── Collected material ──

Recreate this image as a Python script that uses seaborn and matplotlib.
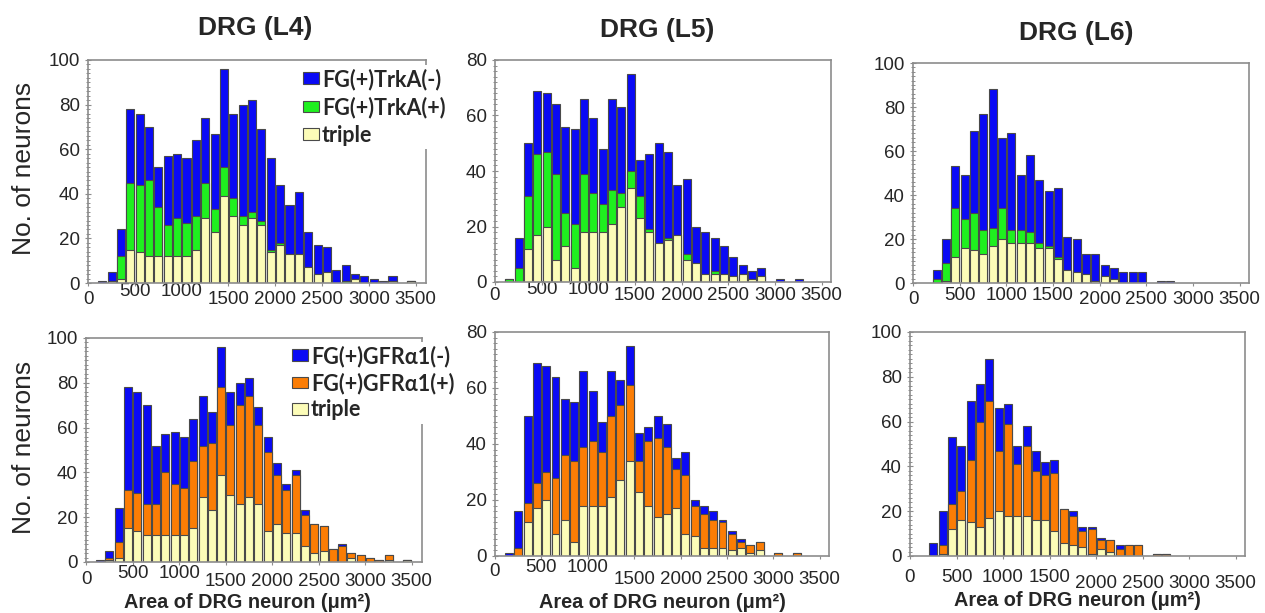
import numpy as np
import matplotlib

matplotlib.use("Agg")
import matplotlib.pyplot as plt
import seaborn as sns
from matplotlib.patches import Patch
from matplotlib.ticker import MultipleLocator, FixedLocator

W, H = 1265, 613

# histogram bins (lower edge, um^2), 100 um^2 wide
area_bins = list(range(100, 3500, 100))
x_ticks = [0, 500, 1000, 1500, 2000, 2500, 3000, 3500]

# ---- DRG L4 ----
l4_total = [1, 5, 24, 78, 76, 70, 52, 57, 58, 56,
            64, 74, 67, 96, 76, 80, 82, 69, 56, 44,
            35, 41, 23, 17, 16, 6, 8, 4, 3, 2,
            1, 3, 0, 1]
l4_trka = [0, 1, 12, 45, 44, 46, 34, 26, 29, 27,
           30, 45, 33, 52, 38, 30, 32, 28, 15, 18,
           13, 13, 7, 4, 5, 0, 1, 2, 0, 0,
           0, 1, 0, 1]
l4_gfr = [0, 2, 9, 32, 31, 26, 26, 40, 35, 33,
          45, 52, 53, 78, 61, 70, 74, 61, 49, 39,
          32, 39, 21, 17, 16, 6, 7, 4, 3, 2,
          1, 3, 0, 1]
l4_triple = [0, 1, 2, 15, 14, 12, 12, 12, 12, 12,
             15, 29, 23, 39, 30, 26, 29, 26, 14, 17,
             13, 13, 7, 4, 5, 0, 0, 2, 0, 0,
             0, 1, 0, 1]

# ---- DRG L5 ----
l5_total = [1, 16, 50, 69, 68, 64, 56, 55, 66, 59,
            48, 66, 63, 75, 44, 46, 50, 47, 35, 37,
            20, 18, 16, 13, 9, 6, 4, 5, 0, 1,
            0, 1, 0, 0]
l5_trka = [1, 5, 31, 46, 47, 39, 25, 21, 39, 32,
           28, 33, 32, 40, 31, 19, 14, 16, 17, 10,
           7, 3, 4, 3, 2, 3, 1, 2, 0, 0,
           0, 0, 0, 0]
l5_gfr = [0, 3, 19, 26, 30, 28, 36, 34, 39, 41,
          37, 50, 54, 61, 34, 41, 42, 39, 31, 29,
          18, 15, 13, 12, 8, 5, 4, 5, 0, 1,
          0, 1, 0, 0]
l5_triple = [0, 0, 12, 17, 20, 8, 13, 5, 18, 18,
             18, 21, 27, 34, 23, 18, 14, 15, 17, 8,
             7, 3, 3, 3, 2, 3, 1, 2, 0, 0,
             0, 0, 0, 0]

# ---- DRG L6 ----
l6_total = [0, 6, 20, 53, 49, 69, 77, 88, 66, 68,
            49, 58, 47, 42, 43, 21, 20, 13, 13, 8,
            7, 5, 5, 5, 0, 1, 1, 0, 0, 0,
            0, 0, 0, 0]
l6_trka = [0, 2, 9, 34, 29, 32, 24, 25, 34, 24,
           24, 23, 18, 17, 12, 6, 5, 4, 1, 3,
           2, 0, 0, 0, 0, 0, 0, 0, 0, 0,
           0, 0, 0, 0]
l6_gfr = [0, 0, 5, 23, 29, 43, 60, 69, 47, 59,
          41, 49, 38, 36, 37, 21, 18, 11, 12, 7,
          7, 3, 5, 5, 0, 1, 1, 0, 0, 0,
          0, 0, 0, 0]
l6_triple = [0, 0, 1, 12, 16, 15, 13, 17, 20, 18,
             18, 18, 16, 16, 11, 6, 5, 4, 1, 3,
             2, 0, 0, 0, 0, 0, 0, 0, 0, 0,
             0, 0, 0, 0]

trka_labels = ["FG(+)TrkA(-)", "FG(+)TrkA(+)", "triple"]
gfr_labels = ["FG(+)GFR\u03b11(-)", "FG(+)GFR\u03b11(+)", "triple"]
col_titles = ["DRG (L4)", "DRG (L5)", "DRG (L6)"]

COLORS = {
    "total": "#0a0af5",
    "trka": "#1ff01f",
    "gfr": "#fb7d05",
    "triple": "#fcfcb8",
    "edge": "#4a4a4a",
    "spine": "#8c8c8c",
}

sns.set_style("white")
plt.rcParams["font.family"] = ["Liberation Sans", "DejaVu Sans"]


def px_rect(left, top, right, bottom):
    return [left / W, 1 - bottom / H, (right - left) / W, (bottom - top) / H]


def draw_bars(ax, values, color):
    xs = [b + 52 for b, v in zip(area_bins, values) if v > 0]
    ys = [v for v in values if v > 0]
    sns.barplot(x=xs, y=ys, ax=ax, native_scale=True, color=color,
                edgecolor=COLORS["edge"], linewidth=0.8, width=0.86,
                saturation=1, errorbar=None)


def style_panel(ax, ytop, xmax, label_drop):
    ax.set_xlim(0, xmax)
    ax.set_ylim(0, ytop)
    ax.set_xlabel("")
    ax.set_ylabel("")
    ax.xaxis.set_major_locator(FixedLocator(x_ticks))
    ax.set_xticklabels([str(t) for t in x_ticks])
    ax.yaxis.set_major_locator(MultipleLocator(20))
    ax.yaxis.set_minor_locator(MultipleLocator(2))
    for side in ["top", "right", "left", "bottom"]:
        ax.spines[side].set_color(COLORS["spine"])
        ax.spines[side].set_linewidth(1.2)
    ax.tick_params(axis="x", which="major", direction="out", length=2.5,
                   color=COLORS["spine"], labelsize=13.5, bottom=True)
    ax.tick_params(axis="y", which="major", direction="inout", length=5,
                   color=COLORS["spine"], labelsize=13.5, pad=3.5, left=True)
    ax.tick_params(axis="y", which="minor", direction="inout", length=3,
                   width=0.7, color=COLORS["spine"], left=True)
    # tick labels in the original are slightly staggered vertically
    for tick, drop in zip(ax.xaxis.get_major_ticks(), label_drop):
        tick.set_pad((drop - 6.5 - 2.5 * 100 / 72) * 72 / 100)


panels = [
    # rect (px), total, subset, triple, subset colour, ytop, xmax, legend, label drops
    ((88, 60, 426, 283), l4_total, l4_trka, l4_triple, COLORS["trka"], 100, 3610,
     (trka_labels, 300, 65, 0.3), [14, 7, 7, 14, 14, 14, 14, 14]),
    ((495, 60, 831, 282), l5_total, l5_trka, l5_triple, COLORS["trka"], 80, 3600,
     None, [11, 5, 5, 11, 11, 11, 11, 11]),
    ((913, 63, 1249, 283), l6_total, l6_trka, l6_triple, COLORS["trka"], 100, 3600,
     None, [14, 10, 10, 10, 14, 14, 14, 14]),
    ((86, 338, 422, 562), l4_total, l4_gfr, l4_triple, COLORS["gfr"], 100, 3610,
     (gfr_labels, 289, 342, 0.25), [16, 10, 10, 17, 17, 17, 17, 17]),
    ((495, 332, 829, 556), l5_total, l5_gfr, l5_triple, COLORS["gfr"], 80, 3600,
     None, [13, 10, 10, 21, 21, 21, 21, 21]),
    ((910, 332, 1245, 556), l6_total, l6_gfr, l6_triple, COLORS["gfr"], 100, 3600,
     None, [19, 19, 19, 19, 25, 25, 25, 25]),
]

fig = plt.figure(figsize=(W / 100, H / 100), dpi=100)

for rect, total, subset, triple, sub_color, ytop, xmax, legend, drops in panels:
    ax = fig.add_axes(px_rect(*rect))
    draw_bars(ax, total, COLORS["total"])
    draw_bars(ax, subset, sub_color)
    draw_bars(ax, triple, COLORS["triple"])
    style_panel(ax, ytop, xmax, drops)
    if legend is not None:
        labels, lx, ly, spacing = legend
        handles = [
            Patch(facecolor=c, edgecolor=COLORS["edge"], linewidth=0.8)
            for c in (COLORS["total"], sub_color, COLORS["triple"])
        ]
        leg = ax.legend(handles, labels, loc="upper left",
                        bbox_to_anchor=(lx / W, 1 - ly / H),
                        bbox_transform=fig.transFigure,
                        prop={"family": ["Lato", "DejaVu Sans"], "weight": "bold", "size": 15.5},
                        handlelength=0.75, handleheight=0.45, handletextpad=0.12,
                        labelspacing=spacing, borderpad=0.15, borderaxespad=0,
                        frameon=True, fancybox=False, framealpha=1)
        leg.get_frame().set_edgecolor("none")
        leg.get_frame().set_facecolor("white")

# column titles
for title, x, y in zip(col_titles, [255, 657, 1076], [28, 30, 33]):
    fig.text(x / W, 1 - y / H, title, ha="center", va="center",
             fontsize=19, fontweight="bold")

# axis labels
for y in [168, 447]:
    fig.text(24 / W, 1 - y / H, "No. of neurons", rotation=90,
             ha="center", va="center", fontsize=19)
for x, y in [(247, 603), (662, 603), (1077, 601)]:
    fig.text(x / W, 1 - y / H, "Area of DRG neuron (\u03bcm\u00b2)",
             ha="center", va="center", fontsize=14.3, fontweight="bold")

fig.savefig("out.png", dpi=100)
plt.close(fig)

───

▸ What is needed: Omit the pictures, then repeat exactly each line from the beginning of the listing through the line with "x_ticks = [0, 500, 1000, 1500, 2000, 2500, 3000, 3500]".

▸ Exercise answer:
Recreate this image as a Python script that uses seaborn and matplotlib.
import numpy as np
import matplotlib

matplotlib.use("Agg")
import matplotlib.pyplot as plt
import seaborn as sns
from matplotlib.patches import Patch
from matplotlib.ticker import MultipleLocator, FixedLocator

W, H = 1265, 613

# histogram bins (lower edge, um^2), 100 um^2 wide
area_bins = list(range(100, 3500, 100))
x_ticks = [0, 500, 1000, 1500, 2000, 2500, 3000, 3500]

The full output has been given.